** Begin MATERIAL TO PROCESS **
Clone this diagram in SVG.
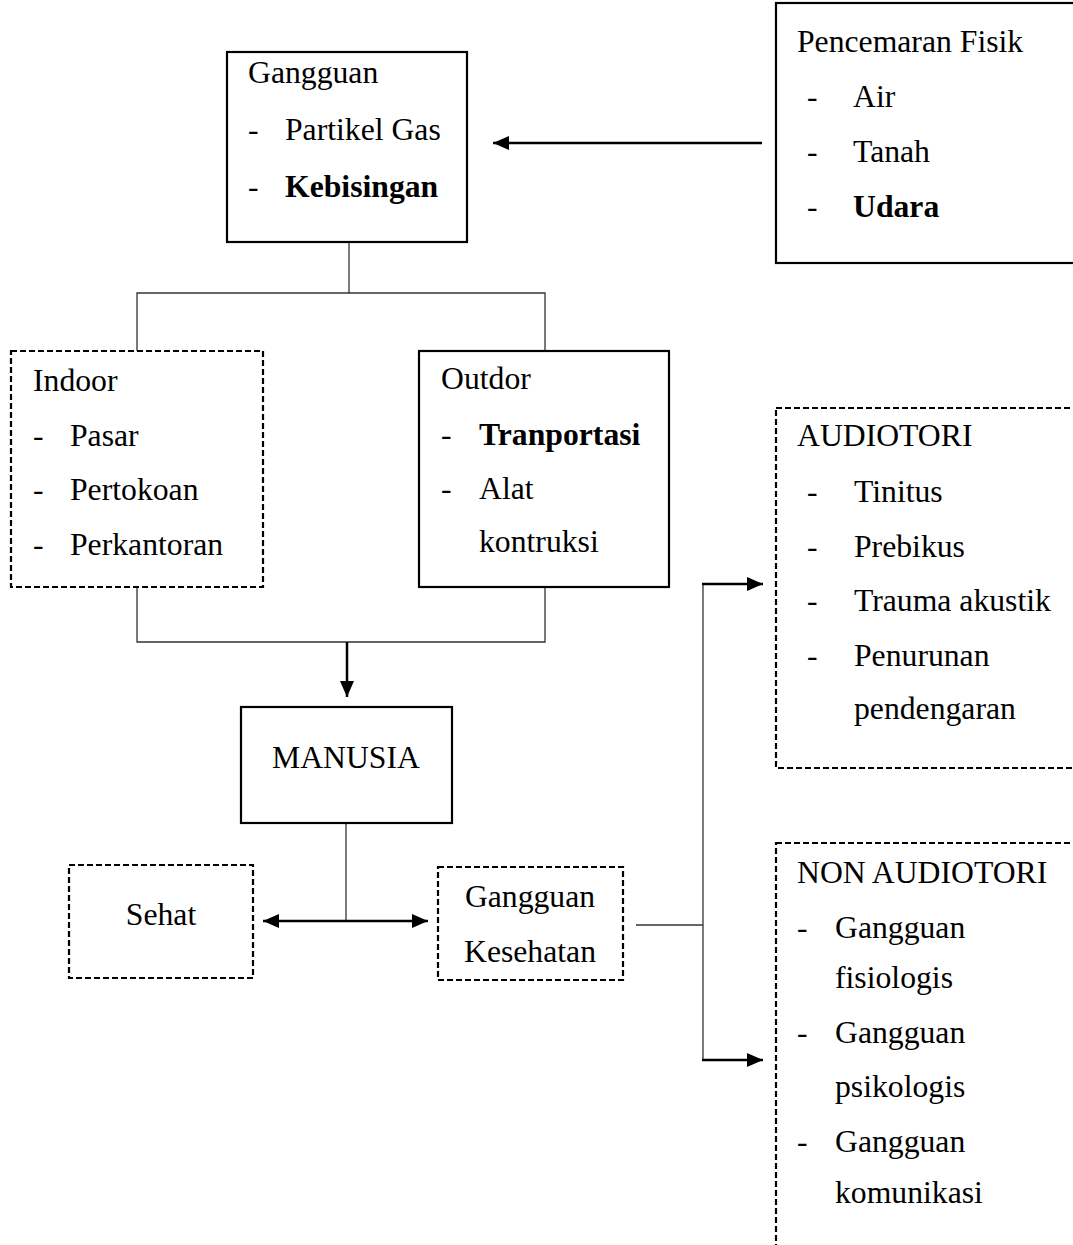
<svg xmlns="http://www.w3.org/2000/svg" width="1073" height="1245" viewBox="0 0 1073 1245">
<style>
text{font-family:"Liberation Serif","Times New Roman",serif;font-size:31.7px;fill:#000}
.b{font-weight:bold}
.m{text-anchor:middle}
.box{fill:#fff;stroke:#000;stroke-width:2.2}
.dash{fill:#fff;stroke:#000;stroke-width:2.2;stroke-dasharray:6 3}
.thin{fill:none;stroke:#333;stroke-width:1.3}
.arr{fill:none;stroke:#000;stroke-width:2.5}
</style>
<defs>
<marker id="ah" markerUnits="userSpaceOnUse" markerWidth="18" markerHeight="14" refX="16" refY="7" orient="auto-start-reverse">
<path d="M0,0 L16,7 L0,14 Z" fill="#000"/>
</marker>
</defs>
<rect width="1073" height="1245" fill="#fff"/>
<g id="connectors">
<polyline class="thin" points="349,243 349,293"/>
<polyline class="thin" points="137,351 137,293 545,293 545,351"/>
<polyline class="thin" points="137,587 137,642 545,642 545,587"/>
<line class="arr" x1="347" y1="642" x2="347" y2="697" marker-end="url(#ah)"/>
<line class="arr" x1="762" y1="143" x2="493" y2="143" marker-end="url(#ah)"/>
<line class="thin" x1="346" y1="823" x2="346" y2="921"/>
<line class="arr" x1="263" y1="921" x2="428" y2="921" marker-start="url(#ah)" marker-end="url(#ah)"/>
<line class="thin" x1="636" y1="925" x2="703" y2="925"/>
<line class="thin" x1="703" y1="584" x2="703" y2="1060"/>
<line class="arr" x1="702" y1="584" x2="763" y2="584" marker-end="url(#ah)"/>
<line class="arr" x1="702" y1="1060" x2="763" y2="1060" marker-end="url(#ah)"/>
</g>
<g id="pencemaran">
<rect class="box" x="776" y="3" width="310" height="260"/>
<text x="797" y="52">Pencemaran Fisik</text>
<text x="807" y="107">-</text><text x="853" y="107">Air</text>
<text x="807" y="162">-</text><text x="853" y="162">Tanah</text>
<text x="807" y="217">-</text><text class="b" x="853" y="217">Udara</text>
</g>
<g id="gangguan">
<rect class="box" x="227" y="52" width="240" height="190"/>
<text x="248" y="83">Gangguan</text>
<text x="248" y="140">-</text><text x="285" y="140">Partikel Gas</text>
<text x="248" y="197">-</text><text class="b" x="285" y="197">Kebisingan</text>
</g>
<g id="indoor">
<rect class="dash" x="11" y="351" width="252" height="236"/>
<text x="33" y="391">Indoor</text>
<text x="33" y="446">-</text><text x="70" y="446">Pasar</text>
<text x="33" y="500">-</text><text x="70" y="500">Pertokoan</text>
<text x="33" y="555">-</text><text x="70" y="555">Perkantoran</text>
</g>
<g id="outdor">
<rect class="box" x="419" y="351" width="250" height="236"/>
<text x="441" y="389">Outdor</text>
<text x="441" y="445">-</text><text class="b" x="479" y="445">Tranportasi</text>
<text x="441" y="499">-</text><text x="479" y="499">Alat</text>
<text x="479" y="552">kontruksi</text>
</g>
<g id="manusia">
<rect class="box" x="241" y="707" width="211" height="116"/>
<text class="m" x="346" y="768">MANUSIA</text>
</g>
<g id="sehat">
<rect class="dash" x="69" y="865" width="184" height="113"/>
<text class="m" x="161" y="925">Sehat</text>
</g>
<g id="gangguan-kesehatan">
<rect class="dash" x="438" y="867" width="185" height="113"/>
<text class="m" x="530" y="907">Gangguan</text>
<text class="m" x="530" y="962">Kesehatan</text>
</g>
<g id="audiotori">
<rect class="dash" x="776" y="408" width="310" height="360"/>
<text x="797" y="446">AUDIOTORI</text>
<text x="807" y="502">-</text><text x="854" y="502">Tinitus</text>
<text x="807" y="557">-</text><text x="854" y="557">Prebikus</text>
<text x="807" y="611">-</text><text x="854" y="611">Trauma akustik</text>
<text x="807" y="666">-</text><text x="854" y="666">Penurunan</text>
<text x="854" y="719">pendengaran</text>
</g>
<g id="non-audiotori">
<rect class="dash" x="776" y="843" width="310" height="420"/>
<text x="797" y="883">NON AUDIOTORI</text>
<text x="797" y="938">-</text><text x="835" y="938">Gangguan</text>
<text x="835" y="988">fisiologis</text>
<text x="797" y="1043">-</text><text x="835" y="1043">Gangguan</text>
<text x="835" y="1097">psikologis</text>
<text x="797" y="1152">-</text><text x="835" y="1152">Gangguan</text>
<text x="835" y="1203">komunikasi</text>
</g>
</svg>
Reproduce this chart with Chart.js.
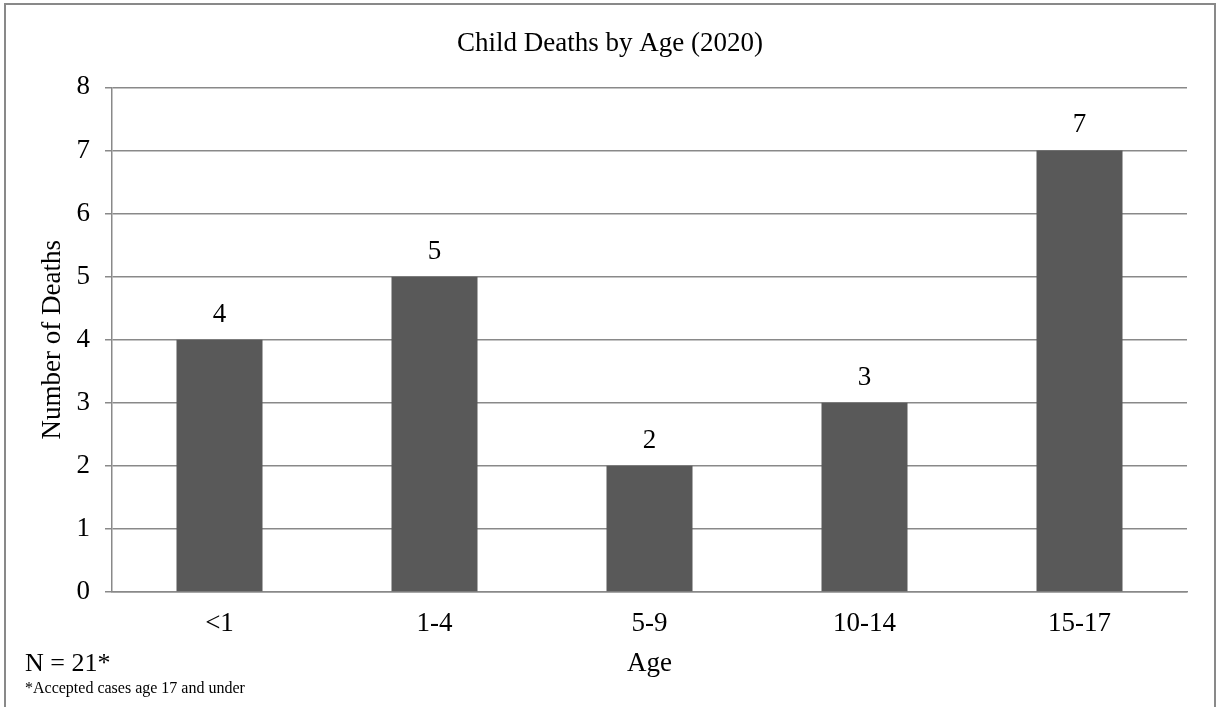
<!DOCTYPE html>
<html>
<head>
<meta charset="utf-8">
<title>Child Deaths by Age (2020)</title>
<script src="https://cdn.jsdelivr.net/npm/chart.js@4"></script>
<style>
  html, body { margin: 0; padding: 0; background: #fff; }
  #wrap { position: relative; width: 1217px; height: 707px; overflow: hidden; }
  #frame {
    position: absolute; left: 4px; top: 3px; width: 1208px; height: 740px;
    border: 2px solid #898989;
  }
  #chart { position: absolute; left: 0; top: 0; }
  .note { position: absolute; font-family: "Liberation Serif", "Times New Roman", serif; color: #000; white-space: nowrap; }
  #n { left: 25px; top: 650px; font-size: 26px; line-height: 26px; }
  #foot { left: 25px; top: 680px; font-size: 16px; line-height: 16px; }
</style>
</head>
<body>
<div id="wrap">
  <div id="frame"></div>
  <canvas id="chart" width="1217" height="707"></canvas>
  <div class="note" id="n">N = 21*</div>
  <div class="note" id="foot">*Accepted cases age 17 and under</div>
</div>
<script>
// values
const ageGroups = ["<1", "1-4", "5-9", "10-14", "15-17"];
const deaths = [4, 5, 2, 3, 7];
const yTicks = [0, 1, 2, 3, 4, 5, 6, 7, 8];

const serif = "'Liberation Serif', 'Times New Roman', serif";
const grey = "#898989";

// number above each bar
const barLabels = {
  id: "barLabels",
  afterDatasetsDraw(chart) {
    const ctx = chart.ctx;
    const meta = chart.getDatasetMeta(0);
    ctx.save();
    ctx.font = "27px " + serif;
    ctx.fillStyle = "#000";
    ctx.textAlign = "center";
    ctx.textBaseline = "alphabetic";
    meta.data.forEach((bar, i) => {
      ctx.fillText(String(deaths[i]), bar.x, bar.y - 18);
    });
    ctx.restore();
  }
};

new Chart(document.getElementById("chart"), {
  type: "bar",
  data: {
    labels: ageGroups,
    datasets: [{
      label: "Number of Deaths",
      data: deaths,
      backgroundColor: "#595959",
      borderWidth: 0,
      barPercentage: 0.4,
      categoryPercentage: 1.0
    }]
  },
  options: {
    responsive: false,
    animation: false,
    layout: { padding: { left: 33, right: 30, top: 0, bottom: 23 } },
    plugins: {
      legend: { display: false },
      tooltip: { enabled: false },
      title: {
        display: true,
        text: "Child Deaths by Age (2020)",
        color: "#000",
        font: { family: serif, size: 27, weight: "normal" },
        padding: { top: 28, bottom: 27 }
      }
    },
    scales: {
      x: {
        grid: { display: false, drawTicks: false },
        border: { display: true, color: grey, width: 1.5 },
        ticks: { color: "#000", padding: 16, font: { family: serif, size: 27 } },
        title: {
          display: true,
          text: "Age",
          color: "#000",
          font: { family: serif, size: 27 },
          padding: { top: 4, bottom: 4 }
        },
        afterFit(scale) { scale.height = 92; }
      },
      y: {
        min: 0,
        max: 8,
        afterBuildTicks(scale) { scale.ticks = yTicks.map(v => ({ value: v })); },
        grid: { color: grey, lineWidth: 1.5, tickLength: 7, drawTicks: true },
        border: { display: true, color: grey, width: 1.5 },
        ticks: { color: "#000", padding: 15, font: { family: serif, size: 27 } },
        title: {
          display: true,
          text: "Number of Deaths",
          color: "#000",
          font: { family: serif, size: 27 },
          padding: { top: 4, bottom: 4 }
        },
        afterFit(scale) { scale.width = 79; }
      }
    }
  },
  plugins: [barLabels]
});
</script>
</body>
</html>
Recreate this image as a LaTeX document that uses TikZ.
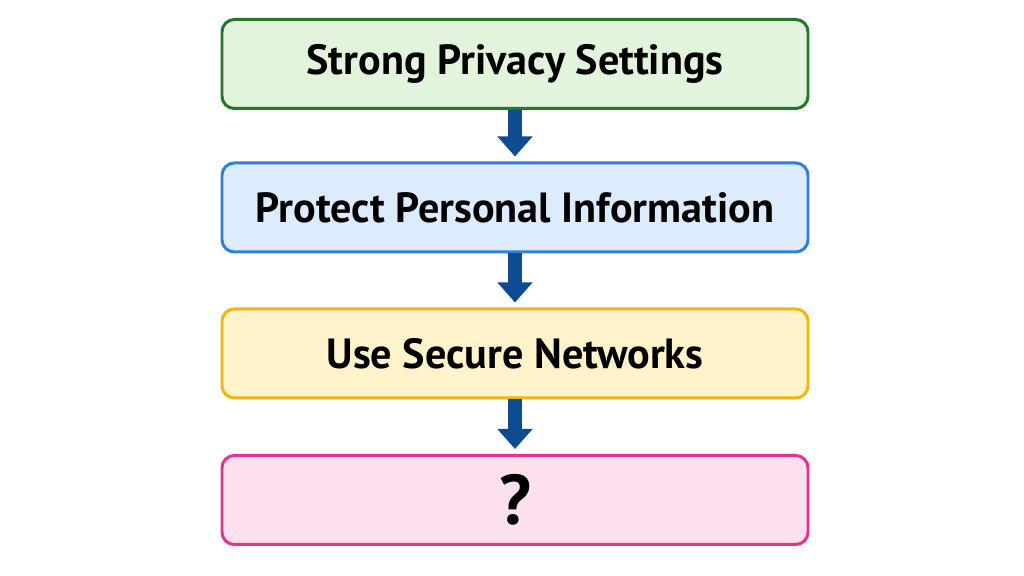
\documentclass[tikz,border=0pt]{standalone}
\usepackage{fontspec}
\setmainfont{PT Sans}
\usepackage{tikz}
\usetikzlibrary{arrows.meta, positioning}
\definecolor{greenline}{RGB}{34,120,40}
\definecolor{greenfill}{RGB}{226,244,220}
\definecolor{blueline}{RGB}{46,128,216}
\definecolor{bluefill}{RGB}{221,236,253}
\definecolor{yellowline}{RGB}{245,180,10}
\definecolor{yellowfill}{RGB}{255,243,204}
\definecolor{pinkline}{RGB}{232,50,136}
\definecolor{pinkfill}{RGB}{253,224,238}
\definecolor{arrowblue}{RGB}{14,76,146}

\begin{document}
\begin{tikzpicture}[
    stepbox/.style={draw, line width=1.7pt, minimum width=11.72cm, minimum height=1.78cm, rounded corners=7pt, font=\fontsize{24}{28}\selectfont\bfseries, align=center},
    arrow/.style={-{Triangle[width=0.68cm, length=0.4cm]}, line width=0.28cm, arrowblue, shorten >=0.1cm}
]
    \useasboundingbox (0,0) rectangle (20.48,11.52);
    \node[stepbox, draw=greenline, fill=greenfill] (privacy) at (10.3,10.24) {Strong Privacy Settings};
    \node[stepbox, draw=blueline, fill=bluefill] (protect) at (10.3,7.37) {Protect Personal Information};
    \node[stepbox, draw=yellowline, fill=yellowfill] (networks) at (10.3,4.45) {Use Secure Networks};
    \node[stepbox, draw=pinkline, fill=pinkfill, font=\fontsize{40}{44}\selectfont\bfseries] (unknown) at (10.3,1.52) {?};
    
    \draw[arrow] (privacy.south) -- (protect.north);
    \draw[arrow] (protect.south) -- (networks.north);
    \draw[arrow] (networks.south) -- (unknown.north);
\end{tikzpicture}
\end{document}
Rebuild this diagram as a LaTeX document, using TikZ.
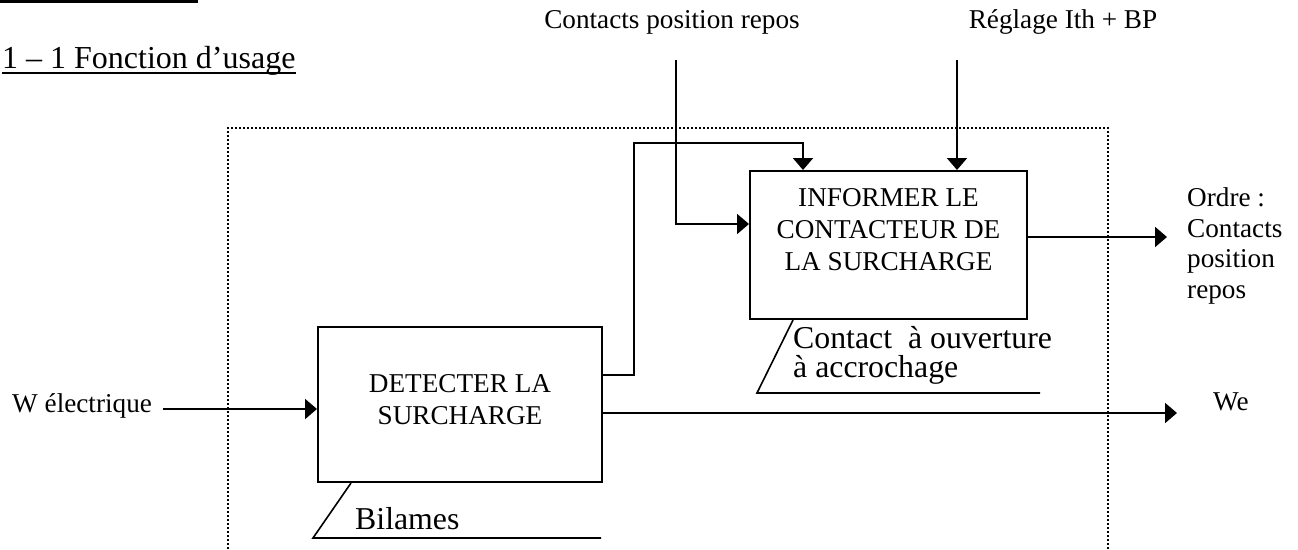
** End MATERIAL TO PROCESS **
TASK TO COMPLETE — Filter the entries down to the lines with the word "LaTeX" in them.

THE RESPONSE —
Recreate this image as a LaTeX document that uses TikZ.
Rebuild this diagram as a LaTeX document, using TikZ.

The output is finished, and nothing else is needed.